MATA INDONESIA, JAKARTA – Kemacetan di Jakarta sudah menjadi momok, bukan hanya bagi masyarakat Ibu Kota namun juga bagi seluruh masyarakat Indonesia.
Dibandingkan dengan kota-kota besar di negara maju, sistem pelayanan transportasi umum di Tanah Air masih sangat tertinggal dan cukup memprihatinkan. Di negara maju, masyarakatnya cenderung menggunakan transportasi umum dibandingkan dengan kendaraan pribadi. Akan tetapi, di Jakarta, umumnya masyarakat lebih memilih untuk menggunakan kendaraan pribadi dibandingkan transportasi umum.
Hal itu sejatinya bukan tanpa alasan. Berdasarkan jurnal Manajemen Bisnis Transportasi dan Logistik (JMBTL) pada tahun 2018, masyarakat cenderung tidak menggunakan transportasi umum karena berbagai alasan, seperti tidak nyaman, waktu tempuh perjalanan lebih lama, hingga kapasitas angkutan umum yang tidak dioperasikan sebagaimana mestinya sehingga keamanan tidak bisa diperoleh.
Selain itu, Jakarta juga banyak melakukan pembangunan infrastruktur untuk fasilitas jalan, yang sedianya untuk memperlancar perjalanan arus lalu lintas, namun karena pembangunan dilaksanakan dengan kondisi Jakarta yang macet sehingga menjadikan kemacetan semakin parah. Jumlah pengguna kendaraan pribadi yang cenderung terus mengalami peningkatan dan tidak didukung oleh pembangunan infrastruktur yang memadai juga mengakibatkan timbulnya kemacetan lalu lintas.

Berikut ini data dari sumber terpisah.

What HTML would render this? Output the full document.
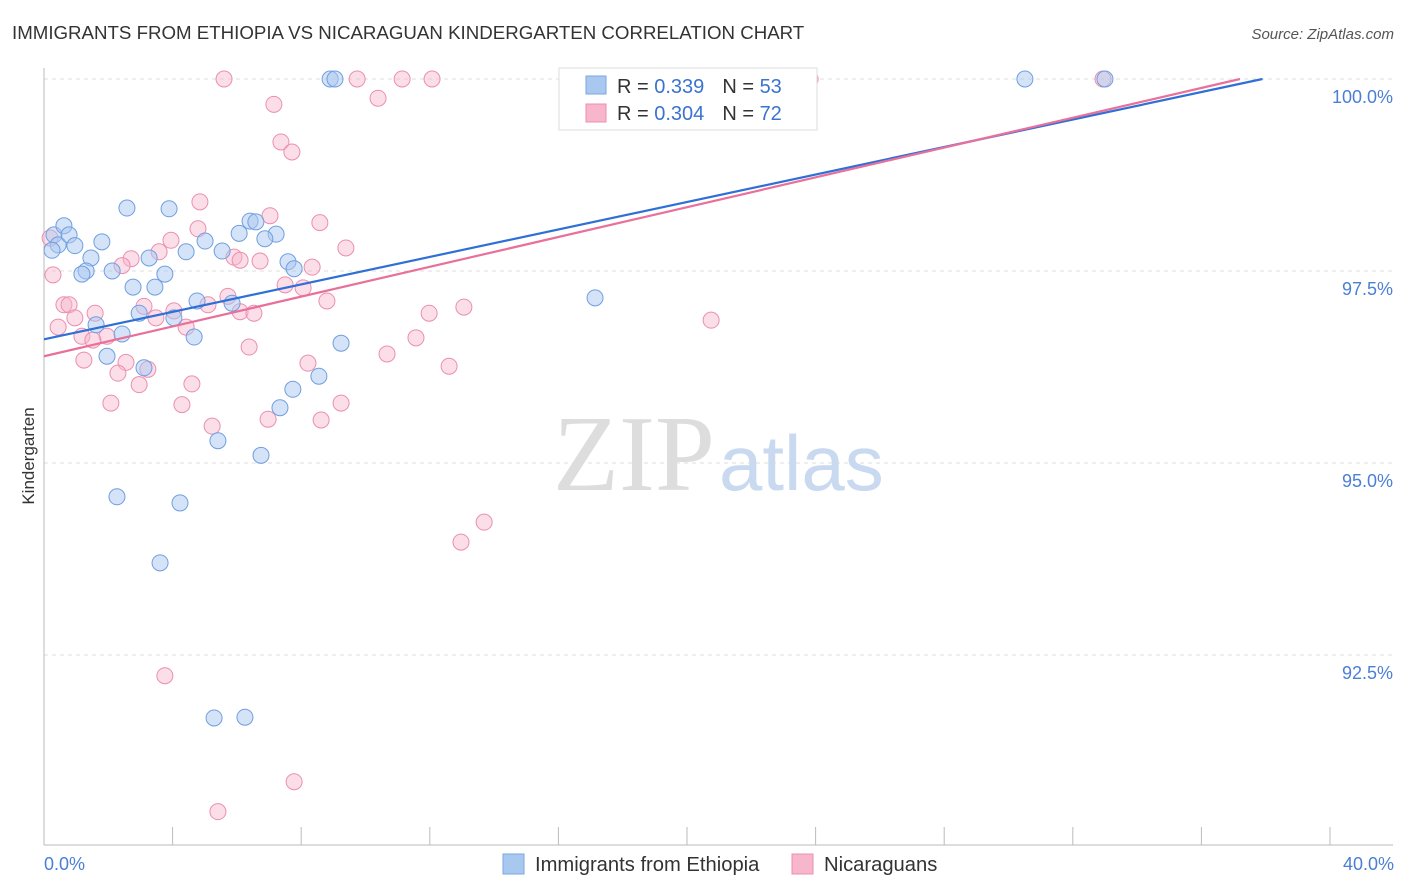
<!DOCTYPE html>
<html><head><meta charset="utf-8"><style>
body{margin:0;background:#fff;font-family:"Liberation Sans",sans-serif;}
svg{display:block}
</style></head><body>
<svg id="chart" width="1406" height="892">
<text x="12" y="39" font-size="18.7" fill="#333">IMMIGRANTS FROM ETHIOPIA VS NICARAGUAN KINDERGARTEN CORRELATION CHART</text>
<text x="1394" y="39" font-size="15" fill="#555" text-anchor="end" font-style="italic">Source: ZipAtlas.com</text>
<g id="grid"></g>
<text x="553" y="490" font-size="108" fill="#ddd" font-family="Liberation Serif,serif">ZIP</text>
<text x="719" y="490" font-size="78" fill="#c9d9f0">atlas</text>
<line x1="44" y1="68" x2="44" y2="845" stroke="#bbb"/>
<line x1="44" y1="845" x2="1393" y2="845" stroke="#bbb"/>
<text transform="translate(34,456) rotate(-90)" font-size="17" fill="#333" text-anchor="middle">Kindergarten</text>
<text x="44" y="870" font-size="18" fill="#4a7fd4">0.0%</text>
<text x="1394" y="870" font-size="18" fill="#4a7fd4" text-anchor="end">40.0%</text>
<g id="points"></g>
<g id="lines"></g>
<g>
<rect x="559" y="68" width="258" height="62" fill="#fff" stroke="#ddd"/>
<rect x="586" y="76" width="20" height="18" fill="#a9c8f0" stroke="#7aa6e0"/>
<rect x="586" y="104" width="20" height="18" fill="#f7b6cb" stroke="#eb8fb0"/>
<text x="617" y="93" font-size="20" fill="#333">R = <tspan fill="#3a73d0">0.339</tspan><tspan dx="18">N = </tspan><tspan fill="#3a73d0">53</tspan></text>
<text x="617" y="120" font-size="20" fill="#333">R = <tspan fill="#3a73d0">0.304</tspan><tspan dx="18">N = </tspan><tspan fill="#3a73d0">72</tspan></text>
</g>
<g>
<rect x="503" y="854" width="21" height="20" fill="#a9c8f0" stroke="#7aa6e0"/>
<text x="535" y="871" font-size="20.2" fill="#333">Immigrants from Ethiopia</text>
<rect x="792" y="854" width="21" height="20" fill="#f7b6cb" stroke="#eb8fb0"/>
<text x="824" y="871" font-size="20.2" fill="#333">Nicaraguans</text>
</g>
</svg>
<script>
const yTicks=[100,97.5,95,92.5];
const yTickLabels=["100.0%","97.5%","95.0%","92.5%"];
const xTicks=[0,4,8,12,16,20,24,28,32,36,40];
const blueX=[.31,.62,.44,.25,.78,.96,1.8,1.46,1.31,1.18,2.12,2.58,3.89,3.27,2.77,3.45,3.76,4.42,5.01,5.54,6.07,6.41,6.59,7.22,6.87,7.59,7.78,4.76,5.85,2.96,4.04,1.62,2.43,4.67,1.96,3.11,9.24,8.55,7.74,7.34,5.41,6.75,2.27,4.23,3.61,5.29,6.25,8.9,9.05,17.14,30.51,33.0,23.36];
const blueY=[97.97,98.09,97.84,97.77,97.97,97.83,97.88,97.67,97.5,97.46,97.5,98.32,98.31,97.67,97.29,97.29,97.46,97.75,97.89,97.76,97.99,98.15,98.14,97.98,97.92,97.62,97.53,97.11,97.08,96.95,96.89,96.8,96.68,96.64,96.39,96.24,96.56,96.13,95.96,95.72,95.29,95.1,94.56,94.48,93.7,91.68,91.69,100,100,97.15,100,100,100];
const pinkX=[5.6,9.74,11.14,12.07,21.03,23.83,32.94,10.39,7.15,7.37,7.71,4.85,7.03,8.58,4.79,3.95,9.39,3.58,2.71,2.43,5.91,6.1,6.72,8.34,.28,.19,7.5,8.06,5.72,.62,.78,3.11,5.1,8.8,13.06,4.04,1.59,3.48,6.1,6.53,11.98,20.75,.44,.96,1.18,1.96,4.42,1.52,11.57,6.38,10.67,1.24,2.55,8.21,12.6,2.3,3.23,2.96,4.6,2.08,4.29,9.24,6.97,8.62,5.23,13.69,12.97,3.76,7.78,5.41];
const pinkY=[100,100,100,100,100,100,100,99.75,99.67,99.18,99.05,98.4,98.22,98.13,98.05,97.9,97.8,97.75,97.66,97.57,97.68,97.64,97.63,97.55,97.45,97.93,97.32,97.28,97.17,97.06,97.06,97.04,97.06,97.11,97.03,96.98,96.95,96.89,96.97,96.95,96.95,96.86,96.77,96.89,96.65,96.65,96.77,96.6,96.63,96.51,96.42,96.34,96.31,96.3,96.26,96.17,96.22,96.02,96.03,95.78,95.76,95.78,95.57,95.56,95.48,94.23,93.97,92.23,90.85,90.46];
const blueLine=[[0,96.61],[37.9,100]];
const pinkLine=[[0,96.39],[37.2,100]];
const NS="http://www.w3.org/2000/svg";
const sx=v=>44+v*32.15, sy=v=>79+(100-v)*76.8;
function mk(tag,attrs,parent){const e=document.createElementNS(NS,tag);for(const k in attrs)e.setAttribute(k,attrs[k]);parent.appendChild(e);return e;}
const grid=document.getElementById('grid');
yTicks.forEach((t,i)=>{
 const l=mk('line',{x1:44,x2:1393,y1:sy(t),y2:sy(t),stroke:'#ddd','stroke-dasharray':'4,4'},grid);
 
 
 const tx=mk('text',{x:1393,y:sy(t)+24,'font-size':18,fill:'#4a7fd4','text-anchor':'end'},grid);
 tx.textContent=yTickLabels[i];
 
 
});
xTicks.forEach(t=>{
 const l=mk('line',{x1:sx(t),x2:sx(t),y1:827,y2:845,stroke:'#bbb'},grid);
 
 
});
const pts=document.getElementById('points');
pinkX.forEach((x,i)=>{
 const c=mk('circle',{cx:sx(x),cy:sy(pinkY[i]),r:8,fill:'rgba(247,182,203,0.45)',stroke:'#eb8fb0','stroke-width':1},pts);
 
 
});
blueX.forEach((x,i)=>{
 const c=mk('circle',{cx:sx(x),cy:sy(blueY[i]),r:8,fill:'rgba(169,200,240,0.5)',stroke:'#6f9fe0','stroke-width':1},pts);
 
 
});
const lines=document.getElementById('lines');
const bl=mk('line',{x1:sx(blueLine[0][0]),y1:sy(blueLine[0][1]),x2:sx(blueLine[1][0]),y2:sy(blueLine[1][1]),stroke:'#2f6fd6','stroke-width':2.2},lines);


const pl=mk('line',{x1:sx(pinkLine[0][0]),y1:sy(pinkLine[0][1]),x2:sx(pinkLine[1][0]),y2:sy(pinkLine[1][1]),stroke:'#e8709a','stroke-width':2.2},lines);


</script>
</body></html>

Sebenarnya, pemicu utama kemacetan adalah populasi kendaraan yang tidak terkontrol, sementara pertumbuhan ruas jalan terbatas sehingga tidak mampu menampung kendaraan. Menurut Badan Pusat Statistik (BPS) Jakarta pada tahun 2016, jumlah kendaraan bermotor di Ibu Kota tercatat lebih dari 18 juta unit. Jika ditempatkan secara berjejer di seluruh jalan raya di Jakarta, maka jalanan akan berubah menjadi area parkir. Hal itu membuktikan jumlah kendaraan bermotor di Jakarta jauh lebih banyak dari ruas dan panjang jalan yang tersedia, sehingga membuat jalanan Jakarta ‘melebihi kapasitas’. Akibatnya, kemacetan parah terjadi di hampir seluruh ruas jalan.

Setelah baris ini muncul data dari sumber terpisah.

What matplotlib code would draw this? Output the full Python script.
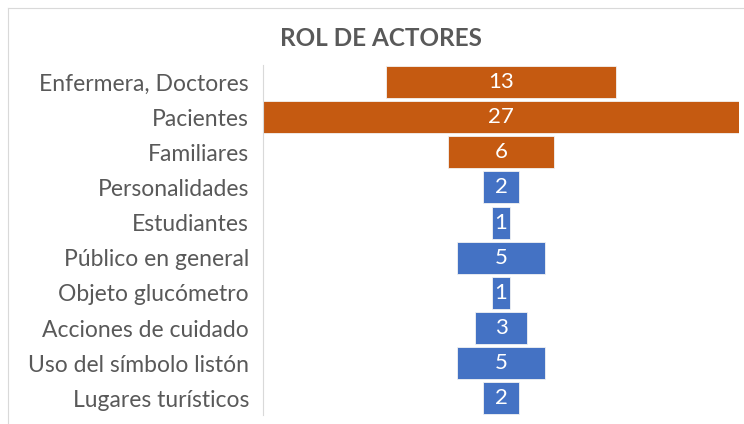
import matplotlib
matplotlib.use("Agg")
import matplotlib.pyplot as plt
from matplotlib.lines import Line2D

categories = ["Enfermera, Doctores", "Pacientes", "Familiares", "Personalidades",
              "Estudiantes", "Público en general", "Objeto glucómetro",
              "Acciones de cuidado", "Uso del símbolo listón", "Lugares turísticos"]
values = [13, 27, 6, 2, 1, 5, 1, 3, 5, 2]
groups = ["personas", "personas", "personas", "otros", "otros",
          "otros", "otros", "otros", "otros", "otros"]

colorMap = {"personas": "#C55A11", "otros": "#4472C4"}
textGray = "#595959"

plt.rcParams['font.family'] = ['Lato', 'DejaVu Sans']

fig = plt.figure(figsize=(7.44, 4.24), dpi=100)
W, H = 744, 424
ax = fig.add_axes([263 / W, 1 - 415 / H, 476 / W, 350 / H])

rows = list(range(len(categories)))
lefts = [-v / 2 for v in values]
cols = [colorMap[g] for g in groups]
ax.barh(rows, values, left=lefts, height=0.91, color=cols,
        edgecolor="#F2F2F2", linewidth=0.6)

for r, v in zip(rows, values):
    ax.text(0, r, str(v), ha="center", va="center", color="white", fontsize=16)

ax.set_xlim(-13.5, 13.5)
ax.set_ylim(9.47, -0.48)
ax.set_yticks(rows)
ax.set_yticklabels(categories, color=textGray, fontsize=16.5)
ax.tick_params(axis="y", length=0, pad=10)
ax.set_xticks([])
for side in ["top", "right", "bottom"]:
    ax.spines[side].set_visible(False)
ax.spines["left"].set_color("#D9D9D9")

fig.text(381 / W, 1 - 38 / H, "ROL DE ACTORES", ha="center", va="center",
         fontsize=17.5, fontweight="bold", color=textGray)

# marco del grafico
fig.add_artist(Line2D([8 / W, 1], [1 - 8 / H, 1 - 8 / H], color="#D9D9D9", lw=0.8))
fig.add_artist(Line2D([8 / W, 8 / W], [0, 1 - 8 / H], color="#D9D9D9", lw=0.8))

fig.savefig("out.png", dpi=100)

Ofyar Z. Tamin pun menyebutkan, pada dasarnya masalah kemacetan timbul akibat tingkat pertumbuhan kebutuhan transportasi jauh lebih tinggi dibandingkan kemampuan penyediaan prasarana transportasi, terlebih adanya sejumlah prasarana yang tidak berfungsi sebagaimana mestinya.

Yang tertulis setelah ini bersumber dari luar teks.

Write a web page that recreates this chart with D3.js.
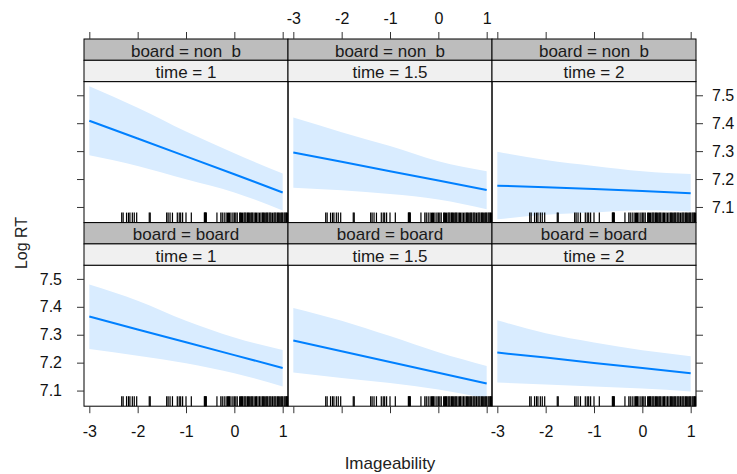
<!DOCTYPE html>
<html>
<head>
<meta charset="utf-8">
<script src="https://cdn.jsdelivr.net/npm/d3@7"></script>
<style>
  body { margin: 0; background: #fff; }
  text { font-family: "Liberation Sans", Arial, sans-serif; }
</style>
</head>
<body>
<script>
var w = 737;
var h = 474;

// data
var imageability = [-3, -2, -1, 0, 1];
var xTicks = [-3, -2, -1, 0, 1];
var yTicks = [7.1, 7.2, 7.3, 7.4, 7.5];
var boardLevels = ["non_b", "board"];
var timeLevels = ["1", "1.5", "2"];

var fitNonB1 = [7.409, 7.345, 7.281, 7.217, 7.152];
var lowNonB1 = [7.285, 7.247, 7.199, 7.152, 7.087];
var uppNonB1 = [7.532, 7.455, 7.370, 7.292, 7.220];

var fitNonB15 = [7.295, 7.262, 7.228, 7.195, 7.161];
var lowNonB15 = [7.169, 7.160, 7.146, 7.127, 7.092];
var uppNonB15 = [7.420, 7.368, 7.318, 7.264, 7.228];

var fitNonB2 = [7.176, 7.171, 7.164, 7.157, 7.149];
var lowNonB2 = [7.056, 7.072, 7.080, 7.088, 7.084];
var uppNonB2 = [7.298, 7.268, 7.247, 7.228, 7.218];

var fitBoard1 = [7.365, 7.319, 7.273, 7.227, 7.181];
var lowBoard1 = [7.249, 7.225, 7.198, 7.162, 7.115];
var uppBoard1 = [7.480, 7.422, 7.350, 7.290, 7.245];

var fitBoard15 = [7.279, 7.241, 7.202, 7.164, 7.125];
var lowBoard15 = [7.165, 7.145, 7.127, 7.104, 7.072];
var uppBoard15 = [7.396, 7.350, 7.295, 7.237, 7.188];

var fitBoard2 = [7.236, 7.218, 7.199, 7.181, 7.162];
var lowBoard2 = [7.129, 7.122, 7.115, 7.107, 7.097];
var uppBoard2 = [7.352, 7.305, 7.272, 7.244, 7.223];

var rugValues = [-2.33, -2.30, -2.23, -2.19, -2.16, -2.11, -2.07, -2.02,
  -1.76, -1.74, -1.40, -1.37, -1.33, -1.28, -1.18, -1.14, -1.11, -1.07, -1.00, -0.89,
  -0.62, -0.61, -0.60, -0.59, -0.58, -0.36, -0.28, -0.25, -0.21, -0.17, -0.14, -0.12,
  -0.10, -0.07, -0.03, 0.00, 0.03, 0.06, 0.11, 0.13, 0.15, 0.17, 0.20, 0.22, 0.24,
  0.27, 0.29, 0.31, 0.34, 0.36, 0.38, 0.41, 0.44, 0.46, 0.49, 0.52, 0.55, 0.58, 0.60,
  0.62, 0.65, 0.67, 0.69, 0.72, 0.74, 0.76, 0.79, 0.82, 0.84, 0.86, 0.89, 0.91, 0.93,
  0.96, 0.98, 1.00, 1.03, 1.05, 1.07, 1.08, 1.10];

var panels = [
  {row: 0, col: 0, fit: fitNonB1, low: lowNonB1, upp: uppNonB1},
  {row: 0, col: 1, fit: fitNonB15, low: lowNonB15, upp: uppNonB15},
  {row: 0, col: 2, fit: fitNonB2, low: lowNonB2, upp: uppNonB2},
  {row: 1, col: 0, fit: fitBoard1, low: lowBoard1, upp: uppBoard1},
  {row: 1, col: 1, fit: fitBoard15, low: lowBoard15, upp: uppBoard15},
  {row: 1, col: 2, fit: fitBoard2, low: lowBoard2, upp: uppBoard2}
];

// layout
var left = 84, panelW = 204;
var top0 = 39, stripH = 21.3, panelH = 141;
var rowTop = function(r) { return top0 + r * (2 * stripH + panelH); };
var panelTop = function(r) { return rowTop(r) + 2 * stripH; };

var svg = d3.select("body")
  .append("svg")
  .attr("width", w)
  .attr("height", h);

function xScale(c) {
  return d3.scaleLinear().domain([-3.11, 1.11]).range([left + c * panelW, left + (c + 1) * panelW]);
}
function yScale(r) {
  return d3.scaleLinear().domain([7.044, 7.549]).range([panelTop(r) + panelH, panelTop(r)]);
}

var fmt = function(d) { return String(d); };

panels.forEach(function(p) {
  var x = xScale(p.col), y = yScale(p.row);
  var g = svg.append("g");

  var area = d3.area()
    .x(function(d, i) { return x(imageability[i]); })
    .y0(function(d, i) { return y(p.low[i]); })
    .y1(function(d, i) { return y(p.upp[i]); })
    .curve(d3.curveMonotoneX);
  g.append("path")
    .attr("d", area(imageability))
    .attr("fill", "#d9ecff");

  var line = d3.line()
    .x(function(d, i) { return x(imageability[i]); })
    .y(function(d) { return y(d); });
  g.append("path")
    .attr("d", line(p.fit))
    .attr("fill", "none")
    .attr("stroke", "#0080ff")
    .attr("stroke-width", 2);

  g.selectAll("line.rug")
    .data(rugValues)
    .enter()
    .append("line")
    .attr("x1", function(d) { return x(d); })
    .attr("x2", function(d) { return x(d); })
    .attr("y1", panelTop(p.row) + panelH)
    .attr("y2", panelTop(p.row) + panelH - 10)
    .attr("stroke", "#000")
    .attr("stroke-width", 1.2);

  g.append("rect")
    .attr("x", left + p.col * panelW)
    .attr("y", panelTop(p.row))
    .attr("width", panelW)
    .attr("height", panelH)
    .attr("fill", "none")
    .attr("stroke", "#000");

  // strips
  var stripText = ["board = " + boardLevels[p.row], "time = " + timeLevels[p.col]];
  var stripFill = ["#bdbdbd", "#f0f0f0"];
  for (var k = 0; k < 2; k++) {
    var sy = rowTop(p.row) + k * stripH;
    var cid = "clip" + p.row + p.col + k;
    svg.append("clipPath").attr("id", cid)
      .append("rect")
      .attr("x", left + p.col * panelW)
      .attr("y", sy + 0.5)
      .attr("width", panelW)
      .attr("height", stripH - 1.6);
    svg.append("rect")
      .attr("x", left + p.col * panelW)
      .attr("y", sy)
      .attr("width", panelW)
      .attr("height", stripH)
      .attr("fill", stripFill[k])
      .attr("stroke", "#000");
    svg.append("text")
      .attr("clip-path", "url(#" + cid + ")")
      .attr("x", left + p.col * panelW + panelW / 2)
      .attr("y", sy + stripH - 3.5)
      .attr("text-anchor", "middle")
      .attr("font-size", "17px")
      .attr("fill", "#1a1a1a")
      .text(stripText[k]);
  }
});

function styleAxis(g) {
  g.select(".domain").remove();
  g.selectAll(".tick line").attr("stroke", "#333");
  g.selectAll(".tick text").attr("font-size", "16px").attr("fill", "#111")
    .style("font-family", "'Liberation Sans', Arial, sans-serif");
}

// x axes: ticks everywhere, labels alternating
for (var c = 0; c < 3; c++) {
  var xs = xScale(c);
  var topAxis = d3.axisTop(xs).tickValues(xTicks).tickSize(7).tickPadding(8)
    .tickFormat(c === 1 ? fmt : function() { return ""; });
  svg.append("g").attr("transform", "translate(0," + rowTop(0) + ")").call(topAxis).call(styleAxis);
  var botAxis = d3.axisBottom(xs).tickValues(xTicks).tickSize(7).tickPadding(12)
    .tickFormat(c !== 1 ? fmt : function() { return ""; });
  svg.append("g").attr("transform", "translate(0," + (panelTop(1) + panelH) + ")").call(botAxis).call(styleAxis);
}

// y axes
for (var r = 0; r < 2; r++) {
  var ys = yScale(r);
  var leftAxis = d3.axisLeft(ys).tickValues(yTicks).tickSize(7).tickPadding(15)
    .tickFormat(r === 1 ? fmt : function() { return ""; });
  svg.append("g").attr("transform", "translate(" + left + ",0)").call(leftAxis).call(styleAxis);
  var rightAxis = d3.axisRight(ys).tickValues(yTicks).tickSize(7).tickPadding(9)
    .tickFormat(r === 0 ? fmt : function() { return ""; });
  svg.append("g").attr("transform", "translate(" + (left + 3 * panelW) + ",0)").call(rightAxis).call(styleAxis);
}

// axis titles
svg.append("text")
  .attr("x", left + 1.5 * panelW)
  .attr("y", 469)
  .attr("text-anchor", "middle")
  .attr("font-size", "17px")
  .attr("fill", "#222")
  .text("Imageability");

svg.append("text")
  .attr("transform", "translate(27,243) rotate(-90)")
  .attr("text-anchor", "middle")
  .attr("font-size", "16px")
  .attr("fill", "#222")
  .text("Log RT");
</script>
</body>
</html>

Setidaknya ada beberapa penyebab kemacetan di Jakarta lainnya, seperti ruas jalan jauh di bawah kebutuhan normal dari total luas kota, transportasi umum yang belum sesuai dengan kebutuhan di kota besar, minimnya jembatan penyeberangan orang atau terowongan penyeberangan orang, banyaknya persimpangan jalan yang belum memiliki bangunan fly over maupun underpass, angka urbanisasi dan pertumbuhan penduduk di Jakarta yang tinggi, serta kurangnya angkutan massal seperti bus dan kereta.
Selain itu, kurangnya fasilitas pendukung jalan seperti trotoar dan kesadaran tertib berlalu lintas yang sangat rendah menyebabkan kemacetan di Jakarta tidak terkendali.
Meskipun tingkat kemacetan di Jakarta berkurang signifikan selama pandemi COVID-19, secara historis, Jakarta Open Data menyebutkan bahwa tingkat kemacetan di Jakarta tercatat cukup tinggi sebelum pandemi berlangsung. Pada Januari dan Februari 2020, tingkat kemacetan di Jakarta sebesar 55 persen dan 61 persen.
Tingkat kemacetan di Jakarta itu pun baru mulai menurun pada Maret 2020 menjadi 44 persen. Ketika Pembatasan Sosial Berskala Besar (PSBB) diterapkan pada April 2020, tingkat kemacetan di Jakarta mencapai titik terendahnya, yakni 11 persen dan mulai mengalami peningkatan kembali sejak Mei 2020. Namun, pada September 2020, tingkat kemacetan kembali turun seiring penerapan PSBB lanjutan. Pada Oktober 2020, tingkat kemacetan di Jakarta tercatat sebesar 28 persen. Sedangkan, tingkat kemacetan di Jakarta dalam dua bulan terakhir di tahun 2020 mencapai 34 persen.